On understanding the energy consumption of ARM-based multicore servers

  • Authors:
  • Bogdan Marius Tudor;Yong Meng Teo

  • Affiliations:
  • National University of Singapore, Singapore, Singapore;National University of Singapore, Singapore, Singapore

  • Venue:
  • Proceedings of the ACM SIGMETRICS/international conference on Measurement and modeling of computer systems
  • Year:
  • 2013

Quantified Score

Hi-index 0.00

Visualization

Abstract

There is growing interest to replace traditional servers with low-power multicore systems such as ARM Cortex-A9. However, such systems are typically provisioned for mobile applications that have lower memory and I/O requirements than server application. Thus, the impact and extent of the imbalance between application and system resources in exploiting energy efficient execution of server workloads is unclear. This paper proposes a trace-driven analytical model for understanding the energy performance of server workloads on ARM Cortex-A9 multicore systems. Key to our approach is the modeling of the degrees of CPU core, memory and I/O resource overlap, and in estimating the number of cores and clock frequency that optimizes energy performance without compromising execution time.
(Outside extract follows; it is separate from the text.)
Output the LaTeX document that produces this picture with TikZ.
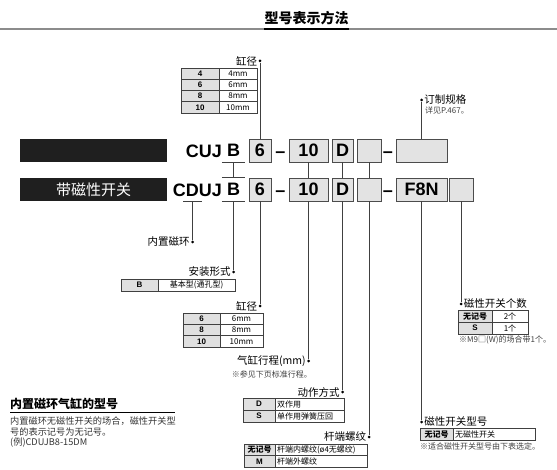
\documentclass[tikz,border=0pt]{standalone}
\usepackage{fontspec}
\setmainfont{Liberation Sans}
\newfontfamily\cjk{Noto Sans CJK SC}
\usetikzlibrary{positioning}

\begin{document}
\begin{tikzpicture}[x=1pt,y=-1pt,
    codebox/.style={draw=black!70,fill=black!11,line width=0.8pt,minimum height=23pt,inner sep=0pt,font=\fontsize{18}{18}\selectfont\bfseries},
    codetxt/.style={inner sep=0pt,font=\fontsize{18}{18}\selectfont\bfseries},
    keycell/.style={draw=black!75,fill=black!12,line width=0.6pt,inner sep=0pt,font=\fontsize{8}{8}\selectfont\bfseries},
    valcell/.style={draw=black!75,fill=white,line width=0.6pt,inner sep=0pt,font=\cjk\fontsize{8}{8}\selectfont},
    tag/.style={inner sep=1pt,font=\cjk\fontsize{10.5}{10.5}\selectfont},
    note/.style={inner sep=0pt,font=\cjk\fontsize{8}{8}\selectfont,text=black!75},
    dot/.style={circle,fill=black,inner sep=0pt,minimum size=3pt},
    lead/.style={draw=black!75,line width=0.6pt}]
    \useasboundingbox (0,0) rectangle (557,470);

    % title
    \coordinate (rule) at (0,29);
    \node[inner sep=0pt,font=\cjk\fontsize{14}{14}\selectfont\bfseries] (title) at (306.5,18) {型号表示方法};
    \draw[black!45,line width=2.5pt] (rule) -- (557,29);
    \draw[black,line width=2.5pt] (title.west |- rule) -- (title.east |- rule);

    % black bars
    \node[fill=black!88,minimum width=147,minimum height=23,inner sep=0pt] (bar1) at (93.5,150.5) {};
    \node[fill=black!88,minimum width=147,minimum height=23,inner sep=0pt,text=white,font=\cjk\fontsize{15}{15}\selectfont] (bar2) at (93.5,189.5) {带磁性开关};

    % code row without switch
    \node[codetxt,anchor=base east] (cuj) at (222,158) {CUJ};
    \node[codetxt,minimum width=23,minimum height=23] (Ba) at (233.5,150.5) {B};
    \node[codebox,minimum width=22] (b6a) at (260,150.5) {6};
    \node[codetxt,anchor=base] (dash1a) at (280.5,158) {–};
    \node[codebox,minimum width=39] (b10a) at (308.5,150.5) {10};
    \node[codebox,minimum width=21] (bDa) at (342.5,150.5) {D};
    \node[codebox,minimum width=24] (bEa) at (369,150.5) {};
    \node[codetxt,anchor=base] (dash2a) at (388,158) {–};
    \node[codebox,minimum width=51] (bXa) at (421.5,150.5) {};

    % code row with switch
    \node[codetxt,anchor=base east] (cduj) at (222,197) {CDUJ};
    \node[codetxt,minimum width=23,minimum height=23] (Bb) at (233.5,189.5) {B};
    \node[codebox,minimum width=22] (b6b) at (260,189.5) {6};
    \node[codetxt,anchor=base] (dash1b) at (280.5,197) {–};
    \node[codebox,minimum width=39] (b10b) at (308.5,189.5) {10};
    \node[codebox,minimum width=21] (bDb) at (342.5,189.5) {D};
    \node[codebox,minimum width=24] (bEb) at (369,189.5) {};
    \node[codetxt,anchor=base] (dash2b) at (388,197) {–};
    \node[codebox,minimum width=51] (bF8N) at (421.5,189.5) {F8N};
    \node[codebox,minimum width=24] (bNum) at (461,189.5) {};

    % under/over lines and links between rows
    \draw[lead] (Ba.south west) -- (Ba.south east);
    \draw[lead] (Bb.north west) -- (Bb.north east);
    \draw[lead] (Bb.south west) -- (Bb.south east);
    \draw[lead] (Ba.south) -- (Bb.north);
    \draw[lead] (b10a) -- (b10b);
    \draw[lead] (bDa) -- (bDb);
    \draw[lead] (bEa) -- (bEb);
    \coordinate (ringL) at (183,201.5);
    \coordinate (ringR) at (202,201.5);
    \coordinate (ringU) at (192.5,201.5);
    \draw[lead] (ringL) -- (ringR);

    % dots
    \node[dot] (dBore1) at (260,61) {};
    \node[dot] (dCustom) at (421.5,100) {};
    \node[dot] (dRing) at (192.5,242) {};
    \node[dot] (dMount) at (233.5,272) {};
    \node[dot] (dBore2) at (260,306) {};
    \node[dot] (dStroke) at (308.5,361) {};
    \node[dot] (dAct) at (342.5,392) {};
    \node[dot] (dRod) at (369,437) {};
    \node[dot] (dSw) at (421.5,422) {};
    \node[dot] (dNum) at (461,304) {};

    % leaders
    \draw[lead] (b6a.north) -- (dBore1);
    \draw[lead] (bXa.north) -- (dCustom);
    \draw[lead] (ringU) -- (dRing);
    \draw[lead] (Bb.south) -- (dMount);
    \draw[lead] (b6b.south) -- (dBore2);
    \draw[lead] (b10b.south) -- (dStroke);
    \draw[lead] (bDb.south) -- (dAct);
    \draw[lead] (bEb.south) -- (dRod);
    \draw[lead] (bF8N.south) -- (dSw);
    \draw[lead] (bNum.south) -- (dNum);

    % labels
    \node[tag,left=0pt of dBore1] (lBore1) {缸径};
    \node[tag,right=0pt of dCustom] (lCustom) {订制规格};
    \node[note,anchor=west] (nCustom) at (425,110) {详见P.467。};
    \node[tag,left=0pt of dRing] (lRing) {内置磁环};
    \node[tag,left=0pt of dMount] (lMount) {安装形式};
    \node[tag,left=0pt of dBore2] (lBore2) {缸径};
    \node[tag,left=0pt of dStroke] (lStroke) {气缸行程(mm)};
    \node[note,anchor=east] (nStroke) at (312,374) {※参见下页标准行程。};
    \node[tag,left=0pt of dAct] (lAct) {动作方式};
    \node[tag,left=0pt of dRod] (lRod) {杆端螺纹};
    \node[tag,right=0pt of dSw] (lSw) {磁性开关型号};
    \node[note,anchor=west] (nSw) at (420,446.5) {※适合磁性开关型号由下表选定。};
    \node[tag,right=0pt of dNum] (lNum) {磁性开关个数};
    \node[note,anchor=west] (nNum) at (459,340) {※M9□(W)的场合带1个。};

    % tables
    \foreach \y/\k/\v [count=\i] in {73.6/4/4mm,84.9/6/6mm,96.1/8/8mm,107.4/10/10mm} {
        \node[keycell,minimum width=38,minimum height=11.25] (boreK\i) at (200,\y) {\k};
        \node[valcell,minimum width=38,minimum height=11.25] (boreV\i) at (238,\y) {\v};
    }
    \node[keycell,minimum width=37,minimum height=12] (mountK) at (139.5,285) {B};
    \node[valcell,minimum width=77,minimum height=12] (mountV) at (196.5,285) {基本型(通孔型)};
    \foreach \y/\k/\v [count=\i] in {318.7/6/6mm,330/8/8mm,341.3/10/10mm} {
        \node[keycell,minimum width=37,minimum height=11.33] (boreBK\i) at (201.5,\y) {\k};
        \node[valcell,minimum width=43,minimum height=11.33] (boreBV\i) at (241.5,\y) {\v};
    }
    \foreach \y/\k/\v [count=\i] in {404/D/双作用,416/S/单作用弹簧压回} {
        \node[keycell,minimum width=32,minimum height=12] (actK\i) at (259,\y) {\k};
        \node[valcell,text width=65,inner xsep=2pt,align=left,minimum height=12] (actV\i) at (309.5,\y) {\v};
    }
    \foreach \y/\k/\v [count=\i] in {449.75/{\cjk 无记号}/杆端内螺纹(ø4无螺纹),461.25/M/杆端外螺纹} {
        \node[keycell,minimum width=31,minimum height=11.5] (rodK\i) at (259.5,\y) {\k};
        \node[valcell,text width=88,inner xsep=2pt,align=left,minimum height=11.5] (rodV\i) at (321,\y) {\v};
    }
    \node[keycell,minimum width=33,minimum height=12] (swK) at (436.5,434) {\cjk 无记号};
    \node[valcell,text width=78,inner xsep=2pt,align=left,minimum height=12] (swV) at (494,434) {无磁性开关};
    \foreach \y/\k/\v [count=\i] in {316/{\cjk 无记号}/2个,328/S/1个} {
        \node[keycell,minimum width=34,minimum height=12] (numK\i) at (475,\y) {\k};
        \node[valcell,minimum width=36,minimum height=12] (numV\i) at (510,\y) {\v};
    }

    % built-in magnet note
    \node[anchor=west,inner sep=0pt,font=\cjk\fontsize{12}{12}\selectfont\bfseries] (ringHead) at (10,403.5) {内置磁环气缸的型号};
    \draw[line width=0.8pt] (10,412) -- (175,412);
    \node[anchor=north west,align=left,inner sep=0pt,font=\cjk\fontsize{9.2}{10.5}\selectfont,text=black!80] (ringText) at (10,417)
        {内置磁环无磁性开关的场合，磁性开关型\\号的表示记号为无记号。\\(例)CDUJB8-15DM};
\end{tikzpicture}
\end{document}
Since energy usage is the product of utilized power and execution time, the model first estimates the execution time of a program. CPU time, which accounts for both cores and memory response time, is modeled as an M/G/1 queuing system. Workload characterization of high performance computing, web hosting and financial computing applications shows that bursty memory traffic fits a Pareto distribution, and non-bursty memory traffic is exponentially distributed. Our analysis using these server workloads reveals that not all server workloads might benefit from higher number of cores or clock frequencies. Applying our model, we predict the configurations that increase energy efficiency by 10% without turning off cores, and up to one third with shutting down unutilized cores. For memory-bounded programs, we show that the limited memory bandwidth might increase both execution time and energy usage, to the point where energy cost might be higher than on a typical x64 multicore system. Lastly, we show that increasing memory and I/O bandwidth can improve both the execution time and the energy usage of server workloads on ARM Cortex-A9 systems.